As your intrepid Jewlarious reporter, I have watched interviews with many of these amazing super-agers and the researchers who love them. I can summarize the evidence like this:

If you want to live to 120 like Moses, or close to it, try to inherit really great genes. Most of the folks who are still dancing, driving, dating and doing the New York Times crossword puzzle at 90 or older are simply genetically gifted. They have thicker brain cortex tissue than the average Yosef or Rachel, which keeps their memory and cognition years younger than their chronological age. They have crazy high levels of HDL, the “good” cholesterol that helps in healthy aging. Those levels stay high no matter how many steaks these people eat. They have other genetic quirks that help prevent Alzheimer’s, cardiovascular disease and other side effects of aging. I mean, some people have all the luck.

So yeah, a lot of this is nature over nurture, and I take no small amount of wicked pleasure in learning that, as my grandmother would have said, it will ‘helft nisht gornisht” to exercise like a maniac and live on quinoa burgers and pomegranate smoothies, thinking you can lifestyle your way to fossilhood. Most of the folks who were followed in the 90+ study (more than 1,600 men and women) had spent their lives enjoying several cups of coffee a day, a few drinks with dinner, red meat, butter, and cake. In fact, gaining a little padding in old age (not to the point of being mistaken for a mailbox) was found to be a boon for elderly health. Take that, all you nutritional nabobs railing against white flour and sugar!

That’s not all. Super-agers didn’t break a sweat over exercise, either. As little as fifteen minutes a day was all it took to make a big difference in longevity, and if you insist on exercising more than forty-five minutes a day, go ahead, ruin your knees, but you won’t live longer or healthier, according to the research. Well, what about vitamins? Who among us doesn’t have bottles of B-complex and other supplements getting smelly in their bottles because we keep forgetting to take them? Much to the researchers’ surprise, taking vitamins – or not taking them – made no difference in health and longevity.

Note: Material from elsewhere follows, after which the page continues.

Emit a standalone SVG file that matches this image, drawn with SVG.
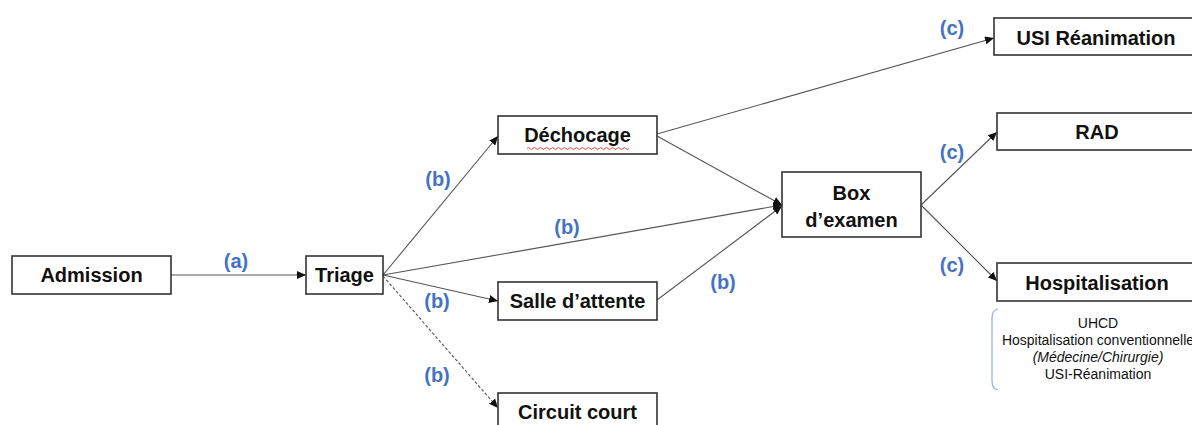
<svg xmlns="http://www.w3.org/2000/svg" width="1192" height="425" viewBox="0 0 1192 425">
<style>
.box{fill:#fff;stroke:#333;stroke-width:1.6}
.t{font-family:"Liberation Sans",Arial,sans-serif;font-weight:bold;font-size:20px;fill:#111;text-anchor:middle}
.lbl{font-family:"Liberation Sans",Arial,sans-serif;font-weight:bold;font-size:20px;fill:#4472C4;text-anchor:middle}
.s{font-family:"Liberation Sans",Arial,sans-serif;font-size:14px;fill:#111;text-anchor:middle}
.c{stroke:#555;stroke-width:1.1;fill:none;marker-end:url(#ah)}
.d{stroke-dasharray:3 2}
</style>
<defs>
<marker id="ah" markerWidth="9" markerHeight="8" refX="9" refY="4" orient="auto" markerUnits="userSpaceOnUse">
<path d="M0,0 L9,4 L0,8 Z" fill="#111"/>
</marker>
</defs>
<rect width="1192" height="425" fill="#fff"/>
<g id="connectors">
<line class="c" x1="171" y1="275" x2="306" y2="275"/>
<line class="c" x1="383" y1="275" x2="498" y2="136"/>
<line class="c" x1="383" y1="275" x2="782" y2="205"/>
<line class="c" x1="383" y1="275" x2="498" y2="301"/>
<line class="c d" x1="383" y1="276" x2="498" y2="408"/>
<line class="c" x1="657" y1="134" x2="994" y2="38"/>
<line class="c" x1="657" y1="136" x2="782" y2="205"/>
<line class="c" x1="657" y1="300" x2="782" y2="206"/>
<line class="c" x1="921" y1="205" x2="997" y2="132"/>
<line class="c" x1="921" y1="205" x2="997" y2="281"/>
</g>
<g id="labels">
<text class="lbl" x="236" y="268">(a)</text>
<text class="lbl" x="438" y="186">(b)</text>
<text class="lbl" x="567" y="234">(b)</text>
<text class="lbl" x="437" y="308">(b)</text>
<text class="lbl" x="437" y="382">(b)</text>
<text class="lbl" x="723" y="289">(b)</text>
<text class="lbl" x="952" y="35">(c)</text>
<text class="lbl" x="952" y="159">(c)</text>
<text class="lbl" x="952" y="272">(c)</text>
</g>
<g id="admission"><rect class="box" x="12" y="256" width="159" height="38"/><text class="t" x="91.5" y="282">Admission</text></g>
<g id="triage"><rect class="box" x="306" y="256" width="77" height="38"/><text class="t" x="344.5" y="282">Triage</text></g>
<g id="dechocage"><rect class="box" x="498" y="116" width="159" height="38"/><text class="t" x="577.5" y="142">Déchocage</text>
<path d="M527,148.5 q1.5,-2 3,0 t3,0 t3,0 t3,0 t3,0 t3,0 t3,0 t3,0 t3,0 t3,0 t3,0 t3,0 t3,0 t3,0 t3,0 t3,0 t3,0 t3,0 t3,0 t3,0 t3,0 t3,0 t3,0 t3,0 t3,0 t3,0 t3,0 t3,0 t3,0 t3,0 t3,0 t3,0 t3,0 t3,0" fill="none" stroke="#e03030" stroke-width="0.9"/></g>
<g id="salle"><rect class="box" x="498" y="282" width="159" height="38"/><text class="t" x="577.5" y="308">Salle d’attente</text></g>
<g id="circuit"><rect class="box" x="498" y="393" width="159" height="40"/><text class="t" x="577.5" y="419">Circuit court</text></g>
<g id="box"><rect class="box" x="782" y="172" width="139" height="65"/><text class="t" x="851.5" y="200">Box</text><text class="t" x="851.5" y="227">d’examen</text></g>
<g id="usi"><rect class="box" x="994" y="18" width="206" height="37"/><text class="t" x="1096" y="45">USI Réanimation</text></g>
<g id="rad"><rect class="box" x="997" y="113" width="203" height="37"/><text class="t" x="1097" y="139">RAD</text></g>
<g id="hospitalisation"><rect class="box" x="997" y="263" width="203" height="38"/><text class="t" x="1097" y="290">Hospitalisation</text></g>
<g id="hosp-details">
<path d="M998,309 Q992,310 992,318 L992,381 Q992,389 998,390" fill="none" stroke="#8FAADC" stroke-width="1.2"/>
<text class="s" x="1098" y="328">UHCD</text>
<text class="s" x="1098" y="345">Hospitalisation conventionnelle</text>
<text class="s" x="1098" y="362" font-style="italic">(Médecine/Chirurgie)</text>
<text class="s" x="1098" y="379">USI-Réanimation</text>
</g>
</svg>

In watching these interviews, I learned what I mostly already knew: people who do old age well don’t obsess about their health. They don’t obsess, period. They did work they enjoyed until they couldn’t any longer; then they spent time with friends and family. They learned new skills and made new friends even when they lost their own to more normal mortality. They are not so much low-fat or low-carb as much as they are low-kvetch. They look for the good, a very Jewish trait. They are reasonably happy, eager for each new day.

“Inside, I don’t feel old,” said a smiling 92-year-old in one interview.

“I’m flying all over the place,” said Ruthie, 95, sporting a silver pageboy haircut and coral lipstick as she zipped out of her driveway in her Prius.

“My social life is ‘very busy,’” grinned Sid, a 92-year-old widower who drives a baby blue convertible that he impishly calls his “chick car.”

Of course getting old is hardly all fun and games. Everyone, even those with great genes, eventually loses their mojo. It was poignant to hear Ted, 96, admit the “terrible frustration” he feels knowing his memory is going. But he too also focuses on his blessings. He spends a lot of time looking at photo albums with his wife of 65 years, and said, “Reminiscing now is a source of incalculable joy.”

I don’t have these amazing super-ager genes, and I can’t order them from the pharmacy. One day, researchers hope to be able to find ways to replicate variants of the genes that can help others live without the problems of the elderly years, such as dementia. In the meantime, I can work toward a healthier old age by not making myself meshugga over the latest “expert” advice about what to eat, or not. Instead, I can follow the model of Evelyn Johnson, a former aviator instructor who worked full time until she was 101 and was part of the Dr. Barzilai study. When asked her secret to living such a long and fulfilling life, she said, “I love what I do,” she says. “I’ve been very happy, very busy, and like to work every day.”